Camila lembra que um dos problemas do mercado de trabalho é o impacto sobre a construção civil, que emprega mão de obra de renda mais baixa e que está parada, com mais de 80% dos lançamentos cancelados ou postergados. "O cenário para o mercado de trabalho é muito ruim porque a situação económica do Brasil é muito grave e não há espaço fiscal", afirma. Além da construção, os setores de serviços e comércio, que concentram mão de obra, foram duramente afetados pelas medidas de isolamento social.

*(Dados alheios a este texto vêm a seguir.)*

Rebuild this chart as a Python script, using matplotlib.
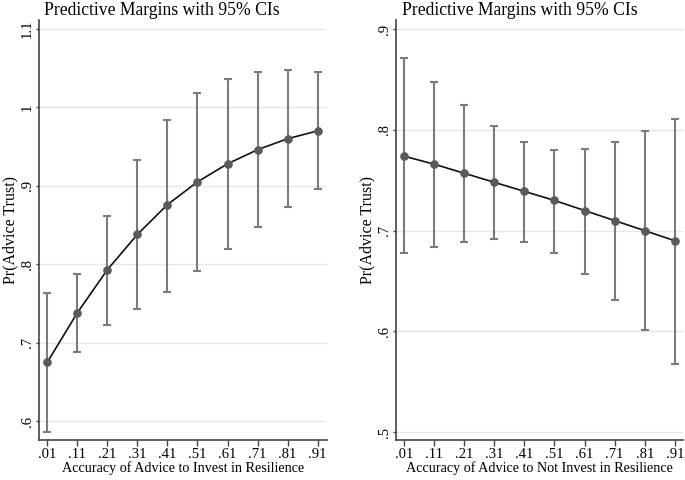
import numpy as np
import matplotlib
matplotlib.use('Agg')
from matplotlib import pyplot as plt

# accuracy levels (x) shared by both panels
accuracy = [0.01, 0.11, 0.21, 0.31, 0.41, 0.51, 0.61, 0.71, 0.81, 0.91]
tick_labels = ['.01', '.11', '.21', '.31', '.41', '.51', '.61', '.71', '.81', '.91']

# left panel: advice to invest in resilience
invest_margin = [0.675, 0.738, 0.793, 0.838, 0.876, 0.905, 0.928, 0.946, 0.960, 0.970]
invest_lo = [0.587, 0.688, 0.723, 0.743, 0.765, 0.792, 0.820, 0.847, 0.873, 0.896]
invest_hi = [0.764, 0.788, 0.861, 0.933, 0.984, 1.018, 1.036, 1.045, 1.047, 1.045]
invest_yticks = [0.6, 0.7, 0.8, 0.9, 1.0, 1.1]
invest_ylabels = ['.6', '.7', '.8', '.9', '1', '1.1']

# right panel: advice to not invest in resilience
noinv_margin = [0.774, 0.766, 0.757, 0.748, 0.739, 0.730, 0.720, 0.710, 0.700, 0.690]
noinv_lo = [0.678, 0.684, 0.689, 0.692, 0.689, 0.678, 0.657, 0.631, 0.601, 0.568]
noinv_hi = [0.871, 0.848, 0.825, 0.804, 0.788, 0.780, 0.781, 0.788, 0.799, 0.811]
noinv_yticks = [0.5, 0.6, 0.7, 0.8, 0.9]
noinv_ylabels = ['.5', '.6', '.7', '.8', '.9']

plt.rcParams['font.family'] = ['Liberation Serif', 'DejaVu Serif']

fig = plt.figure(figsize=(6.85, 4.8), dpi=100)
ax1 = fig.add_axes([0.057, 0.083, 0.420, 0.875])
ax2 = fig.add_axes([0.578, 0.083, 0.419, 0.875])


def panel(ax, m, lo, hi, yt, yl, ylim, xlabel, title_x):
    m = np.array(m)
    err = [m - np.array(lo), np.array(hi) - m]
    ax.errorbar(accuracy, m, yerr=err, fmt='none', ecolor='#7b7b7b',
                elinewidth=1.5, capsize=3, capthick=1.5, zorder=2)
    ax.plot(accuracy, m, '-', color='#111111', lw=1.2, zorder=3)
    ax.plot(accuracy, m, 'o', color='#5a5a5a', ms=5.2, zorder=4)
    ax.set_xlim(-0.017, 0.94)
    ax.set_ylim(*ylim)
    ax.set_xticks(accuracy)
    ax.set_xticklabels(tick_labels, fontsize=10.5)
    ax.set_yticks(yt)
    ax.set_yticklabels(yl, fontsize=10.5, rotation=90, va='center')
    ax.grid(axis='y', color='#e6e6e6', lw=1)
    ax.set_axisbelow(True)
    for s in ['top', 'right']:
        ax.spines[s].set_visible(False)
    for s in ['left', 'bottom']:
        ax.spines[s].set_color('#444444')
        ax.spines[s].set_linewidth(1.2)
    ax.tick_params(axis='x', direction='out', length=4, width=1, color='#444444', pad=2)
    ax.tick_params(axis='y', direction='out', length=2.5, width=1, color='#444444', pad=1)
    ax.set_xlabel(xlabel, fontsize=10.2, labelpad=0)
    ax.set_ylabel('Pr(Advice Trust)', fontsize=11.5, labelpad=2)
    ax.set_title('Predictive Margins with 95% CIs', fontsize=12.7, pad=4, x=title_x)


panel(ax1, invest_margin, invest_lo, invest_hi, invest_yticks, invest_ylabels,
      (0.576, 1.111), 'Accuracy of Advice to Invest in Resilience', 0.427)
panel(ax2, noinv_margin, noinv_lo, noinv_hi, noinv_yticks, noinv_ylabels,
      (0.492, 0.909), 'Accuracy of Advice to Not Invest in Resilience', 0.432)
ax2.set_xlim(-0.017, 0.937)

fig.savefig('out.png', dpi=100)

Tanto Camila quanto Daniela Britto lembram que o quadro do trabalho no país é agravado pelo alto grau de informalidade. "Você tem o setor de serviços, que representa 71% do PIB e no qual a maioria das empresas, quase 97%, é pequena. E as micro e pequenas respondem por 40% dos empregos formais e com a outra parcela de 40% de informais formam um contingente populacional gigante com empregos vulneráveis neste momento", diz a economista da Fiemg. No país, são 37 milhões de trabalhadores informais, sendo que 2,55 milhões estão em Minas Gerais.
RETOMADA LENTA
Para as duas economistas, a retomada do mercado de trabalho será mais lenta do que a da atividade económica. "Muitos empregos perdidos na crise não serão rapidamente recuperados. Isso vai ser demorado porque haverá rees-truturação de setores e muitas empresas não vão sobreviver", afirma Daniela Britto. Ela lembra que a indústria mineira opera hoje com produção em nível de 2004. Em março, as horas trabalhadas na indústria mineira tiveram queda de 5,3%. "Passado o período de reabertura da economia, muitas empresas já estudaram como será o funcionamento nessa nova realidade e terão a expertise para saber quanto de mão de obra precisam. Vai ter um aumento da taxa de desemprego e não há sinalização de que o mercado de trabalho vá se recuperar tão cedo", avalia a economista da Veedha.
SETORES
O comércio e a construção serão os setores que mais vão fechar postos de trabalho em Minas este ano, segundo a FJP. Com uma previsão de retração entre 7% e 11,9% na sua atividade este ano com relação a 2019, o comércio varejista e atacadista (exceto veículos automotores) pode fechar de 94.538 a 160.227 vagas de emprego, sendo que o cenário mais provável hoje aponta para o corte de 126.797 postos de trabalho. Já a construção, que teve ter desempenho negativo entre 4% e 5,9% este ano deve reduzir os postos de trabalho entre 31.466 e 54.243, com o número mais provável de demissões, no cenário atual, fechando o ano em 42.446. Na indústria, o segmento mais afetado será o de confecção, arte-fatos do vestuário e acessórios, com redução entre 10.422 e 17.317 trabalhadores.